Back in 1986 John Candy and Eugene Levy, who’d worked together on the SCTV series, made the leap to the big screen in “Armed and Dangerous.” They were actually a pretty good comedy team, but they could do little with the atrocious script which cast them as a couple of bumbling security men, and they understandably went their separate ways afterward. Who could have imagined that anybody might have thought that what we need now is essentially a remake of that unlamented turkey? Nonetheless that’s what we’re given in “National Security,” a slapsticky buddy action-comedy so bad that it’s hard to decide who’s dumber: the two guards at the center of things or the filmmakers who’ve put them there. (To rub our noses in the movie’s pedigree, Joe Flaherty, another SCTV alumnus, pops up briefly for a cameo as the security firm’s officious instructor.)

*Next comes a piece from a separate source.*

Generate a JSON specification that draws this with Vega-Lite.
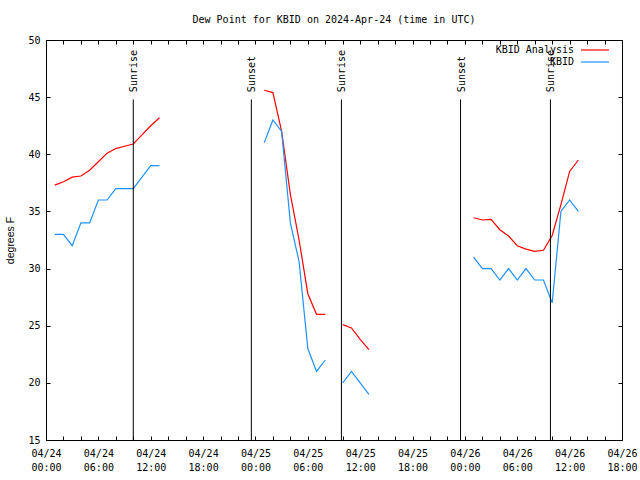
{
  "$schema": "https://vega.github.io/schema/vega-lite/v6.json",
  "width": 576,
  "height": 400,
  "autosize": "none",
  "padding": {"left": 46, "top": 40, "right": 18, "bottom": 40},
  "background": "white",
  "title": {
    "text": "Dew Point for KBID on 2024-Apr-24 (time in UTC)",
    "font": "DejaVu Sans Mono",
    "fontSize": 10,
    "fontWeight": "normal",
    "color": "black",
    "anchor": "middle",
    "offset": 10
  },
  "config": {
    "view": {"stroke": "black", "strokeWidth": 1},
    "axis": {
      "grid": false,
      "domain": false,
      "tickColor": "black",
      "tickSize": -4,
      "labelColor": "black",
      "labelFont": "DejaVu Sans Mono",
      "labelFontSize": 10
    }
  },
  "datasets": {
    "obs": [
      {"hour": 1, "dewpoint": 37.3, "series": "KBID Analysis", "segment": 1},
      {"hour": 2, "dewpoint": 37.6, "series": "KBID Analysis", "segment": 1},
      {"hour": 3, "dewpoint": 38.0, "series": "KBID Analysis", "segment": 1},
      {"hour": 4, "dewpoint": 38.1, "series": "KBID Analysis", "segment": 1},
      {"hour": 5, "dewpoint": 38.6, "series": "KBID Analysis", "segment": 1},
      {"hour": 6, "dewpoint": 39.35, "series": "KBID Analysis", "segment": 1},
      {"hour": 7, "dewpoint": 40.1, "series": "KBID Analysis", "segment": 1},
      {"hour": 8, "dewpoint": 40.5, "series": "KBID Analysis", "segment": 1},
      {"hour": 9, "dewpoint": 40.7, "series": "KBID Analysis", "segment": 1},
      {"hour": 10, "dewpoint": 40.9, "series": "KBID Analysis", "segment": 1},
      {"hour": 11, "dewpoint": 41.7, "series": "KBID Analysis", "segment": 1},
      {"hour": 12, "dewpoint": 42.5, "series": "KBID Analysis", "segment": 1},
      {"hour": 13, "dewpoint": 43.2, "series": "KBID Analysis", "segment": 1},
      {"hour": 25, "dewpoint": 45.6, "series": "KBID Analysis", "segment": 2},
      {"hour": 26, "dewpoint": 45.4, "series": "KBID Analysis", "segment": 2},
      {"hour": 27, "dewpoint": 42.0, "series": "KBID Analysis", "segment": 2},
      {"hour": 28, "dewpoint": 36.5, "series": "KBID Analysis", "segment": 2},
      {"hour": 29, "dewpoint": 32.5, "series": "KBID Analysis", "segment": 2},
      {"hour": 30, "dewpoint": 27.8, "series": "KBID Analysis", "segment": 2},
      {"hour": 31, "dewpoint": 26.0, "series": "KBID Analysis", "segment": 2},
      {"hour": 32, "dewpoint": 26.0, "series": "KBID Analysis", "segment": 2},
      {"hour": 34, "dewpoint": 25.1, "series": "KBID Analysis", "segment": 3},
      {"hour": 35, "dewpoint": 24.8, "series": "KBID Analysis", "segment": 3},
      {"hour": 36, "dewpoint": 23.8, "series": "KBID Analysis", "segment": 3},
      {"hour": 37, "dewpoint": 22.9, "series": "KBID Analysis", "segment": 3},
      {"hour": 49, "dewpoint": 34.45, "series": "KBID Analysis", "segment": 4},
      {"hour": 50, "dewpoint": 34.25, "series": "KBID Analysis", "segment": 4},
      {"hour": 51, "dewpoint": 34.3, "series": "KBID Analysis", "segment": 4},
      {"hour": 52, "dewpoint": 33.4, "series": "KBID Analysis", "segment": 4},
      {"hour": 53, "dewpoint": 32.85, "series": "KBID Analysis", "segment": 4},
      {"hour": 54, "dewpoint": 32.0, "series": "KBID Analysis", "segment": 4},
      {"hour": 55, "dewpoint": 31.7, "series": "KBID Analysis", "segment": 4},
      {"hour": 56, "dewpoint": 31.5, "series": "KBID Analysis", "segment": 4},
      {"hour": 57, "dewpoint": 31.6, "series": "KBID Analysis", "segment": 4},
      {"hour": 58, "dewpoint": 32.9, "series": "KBID Analysis", "segment": 4},
      {"hour": 59, "dewpoint": 35.6, "series": "KBID Analysis", "segment": 4},
      {"hour": 60, "dewpoint": 38.5, "series": "KBID Analysis", "segment": 4},
      {"hour": 61, "dewpoint": 39.5, "series": "KBID Analysis", "segment": 4},
      {"hour": 1, "dewpoint": 33, "series": "KBID", "segment": 1},
      {"hour": 2, "dewpoint": 33, "series": "KBID", "segment": 1},
      {"hour": 3, "dewpoint": 32, "series": "KBID", "segment": 1},
      {"hour": 4, "dewpoint": 34, "series": "KBID", "segment": 1},
      {"hour": 5, "dewpoint": 34, "series": "KBID", "segment": 1},
      {"hour": 6, "dewpoint": 36, "series": "KBID", "segment": 1},
      {"hour": 7, "dewpoint": 36, "series": "KBID", "segment": 1},
      {"hour": 8, "dewpoint": 37, "series": "KBID", "segment": 1},
      {"hour": 9, "dewpoint": 37, "series": "KBID", "segment": 1},
      {"hour": 10, "dewpoint": 37, "series": "KBID", "segment": 1},
      {"hour": 11, "dewpoint": 38, "series": "KBID", "segment": 1},
      {"hour": 12, "dewpoint": 39, "series": "KBID", "segment": 1},
      {"hour": 13, "dewpoint": 39, "series": "KBID", "segment": 1},
      {"hour": 25, "dewpoint": 41, "series": "KBID", "segment": 2},
      {"hour": 26, "dewpoint": 43, "series": "KBID", "segment": 2},
      {"hour": 27, "dewpoint": 42, "series": "KBID", "segment": 2},
      {"hour": 28, "dewpoint": 34, "series": "KBID", "segment": 2},
      {"hour": 29, "dewpoint": 30.6, "series": "KBID", "segment": 2},
      {"hour": 30, "dewpoint": 23, "series": "KBID", "segment": 2},
      {"hour": 31, "dewpoint": 21, "series": "KBID", "segment": 2},
      {"hour": 32, "dewpoint": 22, "series": "KBID", "segment": 2},
      {"hour": 34, "dewpoint": 20, "series": "KBID", "segment": 3},
      {"hour": 35, "dewpoint": 21, "series": "KBID", "segment": 3},
      {"hour": 36, "dewpoint": 20, "series": "KBID", "segment": 3},
      {"hour": 37, "dewpoint": 19, "series": "KBID", "segment": 3},
      {"hour": 49, "dewpoint": 31, "series": "KBID", "segment": 4},
      {"hour": 50, "dewpoint": 30, "series": "KBID", "segment": 4},
      {"hour": 51, "dewpoint": 30, "series": "KBID", "segment": 4},
      {"hour": 52, "dewpoint": 29, "series": "KBID", "segment": 4},
      {"hour": 53, "dewpoint": 30, "series": "KBID", "segment": 4},
      {"hour": 54, "dewpoint": 29, "series": "KBID", "segment": 4},
      {"hour": 55, "dewpoint": 30, "series": "KBID", "segment": 4},
      {"hour": 56, "dewpoint": 29, "series": "KBID", "segment": 4},
      {"hour": 57, "dewpoint": 29, "series": "KBID", "segment": 4},
      {"hour": 58, "dewpoint": 27, "series": "KBID", "segment": 4},
      {"hour": 59, "dewpoint": 35, "series": "KBID", "segment": 4},
      {"hour": 60, "dewpoint": 36, "series": "KBID", "segment": 4},
      {"hour": 61, "dewpoint": 35, "series": "KBID", "segment": 4}
    ],
    "events": [
      {"hour": 10.0, "event": "Sunrise"},
      {"hour": 23.53, "event": "Sunset"},
      {"hour": 33.85, "event": "Sunrise"},
      {"hour": 47.5, "event": "Sunset"},
      {"hour": 57.8, "event": "Sunrise"}
    ]
  },
  "layer": [
    {
      "data": {"name": "obs"},
      "mark": {"type": "line", "strokeWidth": 1.2},
      "encoding": {
        "x": {
          "field": "hour",
          "type": "quantitative",
          "scale": {"domain": [0, 66], "nice": false, "zero": false},
          "axis": {
            "orient": "bottom",
            "values": [0, 2, 4, 6, 8, 10, 12, 14, 16, 18, 20, 22, 24, 26, 28, 30, 32, 34, 36, 38, 40, 42, 44, 46, 48, 50, 52, 54, 56, 58, 60, 62, 64, 66],
            "labelExpr": "datum.value % 6 == 0 ? ['04/' + (24 + floor(datum.value / 24)), ((datum.value % 24) < 10 ? '0' : '') + (datum.value % 24) + ':00'] : ''",
            "labelFlush": false,
            "labelOverlap": false,
            "labelPadding": 12,
            "labelLineHeight": 14,
            "title": null
          }
        },
        "y": {
          "field": "dewpoint",
          "type": "quantitative",
          "scale": {"domain": [15, 50], "nice": false, "zero": false},
          "axis": {
            "orient": "left",
            "values": [15, 20, 25, 30, 35, 40, 45, 50],
            "labelPadding": 10,
            "title": "degrees F",
            "titleFont": "Liberation Sans",
            "titleFontSize": 10.5,
            "titleFontWeight": "normal",
            "titleColor": "black",
            "titlePadding": 12
          }
        },
        "color": {
          "field": "series",
          "type": "nominal",
          "scale": {"domain": ["KBID Analysis", "KBID"], "range": ["#ff0000", "#1e90ff"]},
          "legend": {
            "orient": "none",
            "legendX": 544,
            "legendY": 5,
            "title": null,
            "padding": 0,
            "symbolType": "M-7,0H7",
            "symbolSize": 16,
            "symbolStrokeWidth": 1.2,
            "rowPadding": 2,
            "labelAlign": "right",
            "labelOffset": -26,
            "labelFont": "DejaVu Sans Mono",
            "labelFontSize": 10,
            "labelColor": "black"
          }
        },
        "detail": {"field": "segment", "type": "nominal"}
      }
    },
    {
      "data": {"name": "events"},
      "mark": {"type": "rule", "color": "black", "strokeWidth": 1},
      "encoding": {
        "x": {
          "field": "hour",
          "type": "quantitative",
          "axis": {
            "orient": "top",
            "values": [0, 2, 4, 6, 8, 10, 12, 14, 16, 18, 20, 22, 24, 26, 28, 30, 32, 34, 36, 38, 40, 42, 44, 46, 48, 50, 52, 54, 56, 58, 60, 62, 64, 66],
            "labels": false,
            "title": null
          }
        },
        "y": {
          "datum": 15,
          "type": "quantitative",
          "axis": {"orient": "right", "values": [15, 20, 25, 30, 35, 40, 45, 50], "labels": false, "title": null}
        },
        "y2": {"datum": 44.8}
      }
    },
    {
      "data": {"name": "events"},
      "mark": {"type": "text", "angle": 270, "align": "left", "baseline": "middle", "dx": 5, "dy": 1, "font": "DejaVu Sans Mono", "fontSize": 10, "color": "black"},
      "encoding": {
        "x": {"field": "hour", "type": "quantitative", "axis": null},
        "y": {"datum": 45, "type": "quantitative", "axis": null},
        "text": {"field": "event"}
      }
    }
  ],
  "resolve": {"axis": {"x": "independent", "y": "independent"}}
}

The unfortunate duo in this case consists of Earl Montgomery (Martin Lawrence), an LAPD recruit who’s tossed out of the academy because of his excessive zeal (rather than his irritation quotient which–given who’s playing him–is understandably high), and Hank Rafferty (Steve Zahn), a cop removed from the force (and jailed) as the result of a false beating accusation Montgomery had made against him. The obviously mismatched pair bicker and upstage one another after they’re accidentally thrown together against a big theft ring involving a dastardly kingpin (Eric Roberts, with horrendous bleached-blond hair) and some corrupt lawmen. Of course, they have to collaborate to survive and catch the villains. Much purportedly humorous mayhem ensues, and the guys inevitably become best buddies in the process.

This thoroughly predictable scenario (by a writing team whose previous masterpiece was the dreadful “Serving Sara”) manages the worst of both worlds: it’s cruelly unfunny, while offering a level of violence–mostly consisting of a series of flamboyantly destructive gunfights and vehicle chases–that will drown out any stray laughter that might occur. (In its treatment of race it’s peculiarly tasteless, too, not merely making a joke of the very real problem of rogue police but dealing with interracial romance in a fashion that seems totally phony in this context. And, of course, Lawrence is already a walking stereotype.) It’s all been flaccidly directed by Dennis Dugan, whose main contribution appears to have consisted in giving his stars absolutely free rein in the mugging department. It’s difficult to say which of the two wins the competition between them. Lawrence is his usual boisterous self, smug and motor-mouthed, and as always he’s awfully hard to take. Zahn tries to match him and pretty much succeeds, but at the loss of the goofy innocence he’s displayed in previous films like “Happy, Texas.” (The “serious” bits in which he agonizes over his dead partner seem out-of-place, too.) Roberts does the snarly bit with his customary oiliness, though the dye job really is a distraction; Colm Feore and Bill Duke are wasted as the obligatory higher-ups in the LAPD (which of them do you suppose turns out to be dirty?).

It’s possible that in the current post-9/11 world, some viewers may be lured into “National Security” in the mistaken assumption that the picture has something to do with keeping the country safe in an age of terrorism. But the greater danger is that they’ll be drawn to it in the misbegotten belief that it’s a comedy. In reality it’s just a loud, frantic and surprisingly mean-spirited mess.